Un flou demeure ainsi concernant la manière dont le partage peut être fait, lequel a amené des conseillers à recevoir des projets d’avis de cotisation pour leurs partages des années passées.

Dans le cadre de la création du nouvel organisme d’autoréglementation (OAR) qui regroupera les fonctions de l’Organisme canadien de réglementation du commerce des valeurs mobilières (OCRCVM) et de l’Association canadienne des courtiers de fonds mutuels (ACFM), un comité de travail se penchera sur le partage de commission entre un représentant en valeurs mobilière et une société par actions.

Pas de nom pour l’OAR

Par ailleurs, Éric Jacob a souligné que cet OAR, qui doit entrer en fonction en janvier prochain, n’a toujours pas de nom. « On s’est concentré sur la fusion et la création du droit corporatif pour créer le nouvel OAR », a-t-il souligné.

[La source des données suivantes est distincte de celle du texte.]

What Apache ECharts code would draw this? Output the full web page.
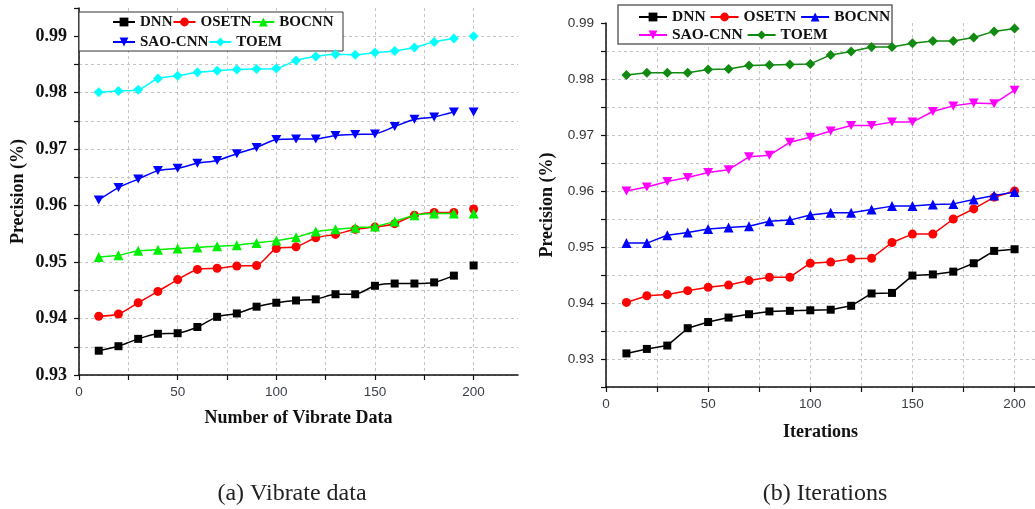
<!DOCTYPE html>
<html>
<head>
<meta charset="utf-8">
<script src="https://cdn.jsdelivr.net/npm/echarts@6/dist/echarts.min.js"></script>
<style>
  html, body { margin: 0; padding: 0; background: #fff; }
  #main { width: 1035px; height: 509px; }
</style>
</head>
<body>
<div id="main"></div>
<script>
const xVals = [10, 20, 30, 40, 50, 60, 70, 80, 90, 100, 110, 120, 130, 140, 150, 160, 170, 180, 190, 200];
const seriesNames = ["DNN", "OSETN", "BOCNN", "SAO-CNN", "TOEM"];
const yTickLabels = ["0.93", "0.94", "0.95", "0.96", "0.97", "0.98", "0.99"];

// (a) vibrate data
const dnnVib   = [0.9343, 0.9351, 0.9364, 0.9373, 0.9374, 0.9385, 0.9403, 0.9409, 0.9421, 0.9428, 0.9432, 0.9434, 0.9443, 0.9443, 0.9458, 0.9462, 0.9462, 0.9464, 0.9476, 0.9494];
const osetnVib = [0.9404, 0.9408, 0.9428, 0.9448, 0.9469, 0.9487, 0.9489, 0.9493, 0.9494, 0.9524, 0.9527, 0.9543, 0.9549, 0.9558, 0.9562, 0.9568, 0.9583, 0.9588, 0.9588, 0.9594];
const bocnnVib = [0.9509, 0.9512, 0.9520, 0.9522, 0.9524, 0.9526, 0.9528, 0.9530, 0.9534, 0.9538, 0.9544, 0.9554, 0.9558, 0.9561, 0.9563, 0.9572, 0.9583, 0.9586, 0.9586, 0.9586];
const saoVib   = [0.9610, 0.9632, 0.9647, 0.9662, 0.9666, 0.9675, 0.9680, 0.9692, 0.9703, 0.9717, 0.9718, 0.9718, 0.9724, 0.9726, 0.9727, 0.9740, 0.9753, 0.9757, 0.9766, 0.9766];
const toemVib  = [0.9801, 0.9803, 0.9805, 0.9825, 0.9830, 0.9836, 0.9839, 0.9841, 0.9842, 0.9843, 0.9857, 0.9864, 0.9868, 0.9867, 0.9871, 0.9874, 0.9880, 0.9890, 0.9896, 0.9900];

// (b) iterations
const dnnIter   = [0.9310, 0.9318, 0.9324, 0.9355, 0.9366, 0.9374, 0.9380, 0.9385, 0.9386, 0.9387, 0.9388, 0.9395, 0.9417, 0.9418, 0.9449, 0.9451, 0.9456, 0.9471, 0.9493, 0.9496];
const osetnIter = [0.9401, 0.9413, 0.9415, 0.9422, 0.9428, 0.9432, 0.9440, 0.9446, 0.9446, 0.9471, 0.9473, 0.9479, 0.9480, 0.9508, 0.9523, 0.9523, 0.9550, 0.9568, 0.9589, 0.9600];
const bocnnIter = [0.9507, 0.9507, 0.9521, 0.9526, 0.9532, 0.9535, 0.9537, 0.9546, 0.9548, 0.9557, 0.9561, 0.9561, 0.9567, 0.9573, 0.9573, 0.9576, 0.9577, 0.9585, 0.9592, 0.9598];
const saoIter   = [0.9600, 0.9607, 0.9617, 0.9624, 0.9633, 0.9638, 0.9661, 0.9664, 0.9687, 0.9696, 0.9707, 0.9717, 0.9717, 0.9723, 0.9723, 0.9742, 0.9752, 0.9757, 0.9756, 0.9780];
const toemIter  = [0.9807, 0.9811, 0.9811, 0.9811, 0.9817, 0.9818, 0.9824, 0.9825, 0.9826, 0.9827, 0.9843, 0.9849, 0.9857, 0.9857, 0.9864, 0.9868, 0.9868, 0.9874, 0.9885, 0.9890];

const SERIF = "'Liberation Serif', 'DejaVu Serif', serif";
const SANS = "'Liberation Sans', Arial, sans-serif";
const TRI_DOWN = "path://M0,0 L10,0 L5,9 Z";

const symbols = ["rect", "circle", "triangle", TRI_DOWN, "diamond"];
const sizes = [8, 9, 10, 10, 10];
const colorsA = ["#000000", "#ff0000", "#00ee00", "#0000ff", "#00ffff"];
const colorsB = ["#000000", "#ff0000", "#0000ff", "#ff00ff", "#108a10"];

// the 200 point of panel (a) is not joined to the rest of the line
function pairs(ys, splitLast) {
  const out = [];
  xVals.forEach((x, i) => {
    if (splitLast && i === xVals.length - 1) out.push([x - 5, null]);
    out.push([x, ys[i]]);
  });
  return out;
}

function yLabel(v) {
  const k = Math.round(v * 1000);
  if (k % 10 !== 0) return "";
  const s = (k / 1000).toFixed(2);
  return yTickLabels.includes(s) ? s : "";
}

function xLabel(v) {
  return (v % 50 === 0 && v <= 200) ? String(v) : "";
}

const gridLine = { show: true, showMaxLine: false, lineStyle: { color: "#c4c4c4", type: [3, 3], width: 1 } };

function xAxisFor(idx, max, name, nameGap) {
  return {
    type: "value", gridIndex: idx, min: 0, max: max, interval: 25,
    name: name, nameLocation: "middle", nameGap: nameGap,
    nameTextStyle: { fontFamily: SERIF, fontWeight: "bold", fontSize: 18, color: "#111" },
    axisLine: { show: true, onZero: false, lineStyle: { color: "#111", width: 1.5 } },
    axisTick: { show: true, inside: false, length: 5, lineStyle: { color: "#111", width: 1.2 } },
    axisLabel: { formatter: xLabel, showMaxLabel: false, margin: 10, fontFamily: SANS, fontSize: 13.5, color: "#3a3f4a" },
    splitLine: gridLine
  };
}

function yAxisFor(idx, min, max, nameGap, labelStyle) {
  return {
    type: "value", gridIndex: idx, min: min, max: max, interval: 0.005,
    name: "Precision (%)", nameLocation: "middle", nameGap: nameGap, nameRotate: 90,
    nameTextStyle: { fontFamily: SERIF, fontWeight: "bold", fontSize: 18, color: "#111" },
    axisLine: { show: true, onZero: false, lineStyle: { color: "#111", width: 1.5 } },
    axisTick: { show: true, inside: false, length: 5, lineStyle: { color: "#111", width: 1.2 } },
    axisLabel: Object.assign({ formatter: yLabel, showMaxLabel: true, margin: 12 }, labelStyle),
    splitLine: gridLine
  };
}

function makeSeries(dataSets, colors, idx, suffix, splitLast, smooth) {
  return dataSets.map((ys, i) => ({
    name: seriesNames[i] + suffix,
    type: "line",
    xAxisIndex: idx, yAxisIndex: idx,
    data: pairs(ys, splitLast),
    smooth: smooth,
    symbol: symbols[i], symbolSize: sizes[i], symbolKeepAspect: true,
    showAllSymbol: true,
    lineStyle: { color: colors[i], width: 1.5 },
    itemStyle: { color: colors[i] },
    z: 2 + i
  }));
}

function legendRow(names, left, top, itemWidth, itemGap, fontSize) {
  return {
    data: names, left: left, top: top, orient: "horizontal",
    padding: 0, itemGap: itemGap, itemWidth: itemWidth, itemHeight: 11,
    formatter: n => n.replace(" (b)", ""),
    textStyle: { fontFamily: SERIF, fontWeight: "bold", fontSize: fontSize, color: "#111", lineHeight: 16 },
    selectedMode: false, z: 6
  };
}

const chart = echarts.init(document.getElementById("main"), null, { renderer: "canvas" });

chart.setOption({
  backgroundColor: "#ffffff",
  animation: false,
  grid: [
    { left: 79, top: 8, width: 439, height: 367, containLabel: false },
    { left: 606, top: 23, width: 429, height: 364, containLabel: false }
  ],
  xAxis: [
    xAxisFor(0, 222.5, "Number of Vibrate Data", 34),
    xAxisFor(1, 210, "Iterations", 36)
  ],
  yAxis: [
    yAxisFor(0, 0.93, 0.995, 52, { fontFamily: SERIF, fontWeight: "bold", fontSize: 18, color: "#111" }),
    yAxisFor(1, 0.925, 0.99, 50, { fontFamily: SANS, fontSize: 13.5, color: "#333" })
  ],
  legend: [
    legendRow(["DNN", "OSETN", "BOCNN"], 112, 14, 22, 0, 15),
    legendRow(["SAO-CNN", "TOEM"], 112, 34, 22, 0, 15),
    legendRow(["DNN (b)", "OSETN (b)", "BOCNN (b)"], 638, 9, 28, 4, 15.5),
    legendRow(["SAO-CNN (b)", "TOEM (b)"], 638, 27, 28, 4, 15.5)
  ],
  graphic: [
    { type: "rect", z: 5, shape: { x: 79, y: 12, width: 264, height: 39 },
      style: { fill: "#fff", stroke: "#333", lineWidth: 1 } },
    { type: "rect", z: 5, shape: { x: 618, y: 5, width: 274, height: 39 },
      style: { fill: "#fff", stroke: "#666", lineWidth: 1.5 } },
    { type: "text", x: 292, y: 494, z: 5,
      style: { text: "(a) Vibrate data", fontFamily: SERIF, fontSize: 24, fill: "#222", align: "center", verticalAlign: "middle" } },
    { type: "text", x: 825, y: 494, z: 5,
      style: { text: "(b) Iterations", fontFamily: SERIF, fontSize: 24, fill: "#222", align: "center", verticalAlign: "middle" } }
  ],
  series: [].concat(
    makeSeries([dnnVib, osetnVib, bocnnVib, saoVib, toemVib], colorsA, 0, "", true, 0.25),
    makeSeries([dnnIter, osetnIter, bocnnIter, saoIter, toemIter], colorsB, 1, " (b)", false, false)
  )
});
</script>
</body>
</html>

Le 24 novembre prochain, les Autorités canadiennes en valeurs mobilières publieront des mesures qui détailleront la façon dont se fera l’entrée en vigueur du nouvel OAR. Rappelons que, durant une période de transition d’une durée indéterminée, les corpus réglementaires de l’OCRCVM et de l’ACFM continueront de s’appliquer.

Par ailleurs, les courtiers en épargne collective du Québec deviendront membres du nouvel OAR, mais continueront d’être encadrés par l’AMF jusqu’à ce que le régulateur québécois cède progressivement sa place au nouvel OAR. Ces courtiers continueront de contribuer au Fonds d’indemnisation des services financiers (FISF), qui constitue « un joyau » pour la protection des investisseurs selon Éric Jacob.

« Les membres de l’OCRCVM au Québec ne sont pas tenu de contribuer au FISF, c’est la même chose en 2023. C’est le statut quo », a-t-il précisé.